**Written problem**
Skip the pictures. Transcribe the rest of the data below without changing a word.

------ Input data ------

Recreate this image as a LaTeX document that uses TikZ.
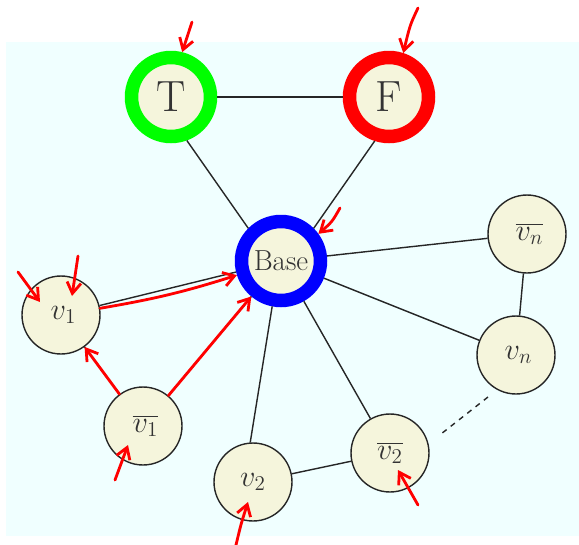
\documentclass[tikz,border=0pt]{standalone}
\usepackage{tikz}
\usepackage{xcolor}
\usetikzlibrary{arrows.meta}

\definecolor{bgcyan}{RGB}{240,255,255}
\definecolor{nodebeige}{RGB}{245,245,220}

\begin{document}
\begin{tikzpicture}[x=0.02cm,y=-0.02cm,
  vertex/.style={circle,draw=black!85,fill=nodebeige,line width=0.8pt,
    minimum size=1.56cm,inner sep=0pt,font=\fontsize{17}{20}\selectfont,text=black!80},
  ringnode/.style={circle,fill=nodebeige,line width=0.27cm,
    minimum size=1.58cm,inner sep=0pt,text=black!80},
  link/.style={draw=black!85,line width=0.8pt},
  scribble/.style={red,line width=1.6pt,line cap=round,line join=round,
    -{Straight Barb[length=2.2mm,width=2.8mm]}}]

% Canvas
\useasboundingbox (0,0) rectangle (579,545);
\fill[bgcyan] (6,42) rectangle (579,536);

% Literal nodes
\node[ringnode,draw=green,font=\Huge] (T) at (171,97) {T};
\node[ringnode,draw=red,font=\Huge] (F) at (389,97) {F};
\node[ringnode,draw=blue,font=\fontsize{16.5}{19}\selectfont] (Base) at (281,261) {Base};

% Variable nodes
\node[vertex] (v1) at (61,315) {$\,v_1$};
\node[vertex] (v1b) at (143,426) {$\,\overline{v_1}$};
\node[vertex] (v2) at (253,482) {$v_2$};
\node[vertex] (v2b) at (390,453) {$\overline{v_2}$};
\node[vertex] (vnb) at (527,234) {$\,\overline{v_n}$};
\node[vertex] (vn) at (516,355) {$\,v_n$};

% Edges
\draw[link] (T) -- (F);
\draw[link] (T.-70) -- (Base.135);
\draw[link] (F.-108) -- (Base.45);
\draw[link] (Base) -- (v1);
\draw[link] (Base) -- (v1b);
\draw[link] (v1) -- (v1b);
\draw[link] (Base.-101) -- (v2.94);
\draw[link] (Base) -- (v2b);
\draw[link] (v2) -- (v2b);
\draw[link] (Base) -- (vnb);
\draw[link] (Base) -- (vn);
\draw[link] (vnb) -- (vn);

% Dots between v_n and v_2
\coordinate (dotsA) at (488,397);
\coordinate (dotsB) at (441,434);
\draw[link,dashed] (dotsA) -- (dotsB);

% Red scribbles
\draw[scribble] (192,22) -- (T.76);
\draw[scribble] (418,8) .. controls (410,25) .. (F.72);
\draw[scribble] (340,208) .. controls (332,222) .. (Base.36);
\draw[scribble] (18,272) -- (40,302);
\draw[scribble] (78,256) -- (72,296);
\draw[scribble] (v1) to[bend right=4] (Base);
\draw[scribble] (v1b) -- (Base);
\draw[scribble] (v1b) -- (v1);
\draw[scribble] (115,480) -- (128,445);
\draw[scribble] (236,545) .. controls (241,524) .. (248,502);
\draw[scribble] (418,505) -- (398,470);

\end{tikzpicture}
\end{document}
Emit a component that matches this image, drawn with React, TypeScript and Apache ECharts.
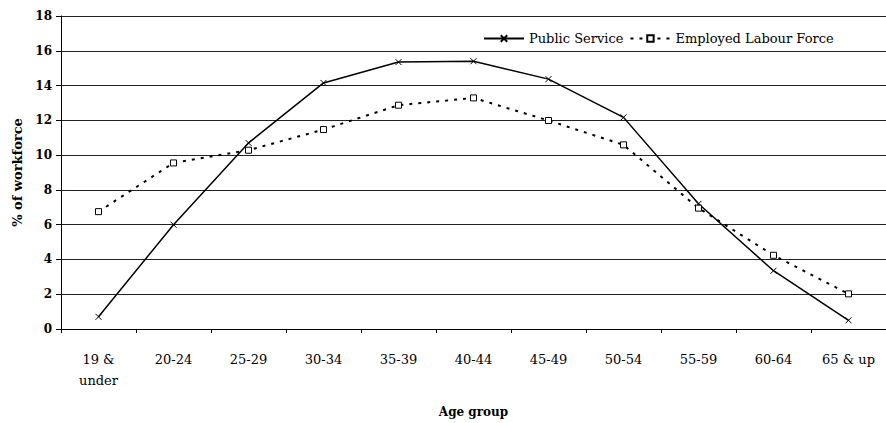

------

**Exercise solution**
Recreate this image as a LaTeX document that uses TikZ.
\documentclass[tikz,border=0pt]{standalone}
\usepackage{tikz}
\usepackage{xcolor}
\usetikzlibrary{arrows.meta}

\definecolor{bgcyan}{RGB}{240,255,255}
\definecolor{nodebeige}{RGB}{245,245,220}

\begin{document}
\begin{tikzpicture}[x=0.02cm,y=-0.02cm,
  vertex/.style={circle,draw=black!85,fill=nodebeige,line width=0.8pt,
    minimum size=1.56cm,inner sep=0pt,font=\fontsize{17}{20}\selectfont,text=black!80},
  ringnode/.style={circle,fill=nodebeige,line width=0.27cm,
    minimum size=1.58cm,inner sep=0pt,text=black!80},
  link/.style={draw=black!85,line width=0.8pt},
  scribble/.style={red,line width=1.6pt,line cap=round,line join=round,
    -{Straight Barb[length=2.2mm,width=2.8mm]}}]

% Canvas
\useasboundingbox (0,0) rectangle (579,545);
\fill[bgcyan] (6,42) rectangle (579,536);

% Literal nodes
\node[ringnode,draw=green,font=\Huge] (T) at (171,97) {T};
\node[ringnode,draw=red,font=\Huge] (F) at (389,97) {F};
\node[ringnode,draw=blue,font=\fontsize{16.5}{19}\selectfont] (Base) at (281,261) {Base};

% Variable nodes
\node[vertex] (v1) at (61,315) {$\,v_1$};
\node[vertex] (v1b) at (143,426) {$\,\overline{v_1}$};
\node[vertex] (v2) at (253,482) {$v_2$};
\node[vertex] (v2b) at (390,453) {$\overline{v_2}$};
\node[vertex] (vnb) at (527,234) {$\,\overline{v_n}$};
\node[vertex] (vn) at (516,355) {$\,v_n$};

% Edges
\draw[link] (T) -- (F);
\draw[link] (T.-70) -- (Base.135);
\draw[link] (F.-108) -- (Base.45);
\draw[link] (Base) -- (v1);
\draw[link] (Base) -- (v1b);
\draw[link] (v1) -- (v1b);
\draw[link] (Base.-101) -- (v2.94);
\draw[link] (Base) -- (v2b);
\draw[link] (v2) -- (v2b);
\draw[link] (Base) -- (vnb);
\draw[link] (Base) -- (vn);
\draw[link] (vnb) -- (vn);

% Dots between v_n and v_2
\coordinate (dotsA) at (488,397);
\coordinate (dotsB) at (441,434);
\draw[link,dashed] (dotsA) -- (dotsB);

% Red scribbles
\draw[scribble] (192,22) -- (T.76);
\draw[scribble] (418,8) .. controls (410,25) .. (F.72);
\draw[scribble] (340,208) .. controls (332,222) .. (Base.36);
\draw[scribble] (18,272) -- (40,302);
\draw[scribble] (78,256) -- (72,296);
\draw[scribble] (v1) to[bend right=4] (Base);
\draw[scribble] (v1b) -- (Base);
\draw[scribble] (v1b) -- (v1);
\draw[scribble] (115,480) -- (128,445);
\draw[scribble] (236,545) .. controls (241,524) .. (248,502);
\draw[scribble] (418,505) -- (398,470);

\end{tikzpicture}
\end{document}
Emit a component that matches this image, drawn with React, TypeScript and Apache ECharts.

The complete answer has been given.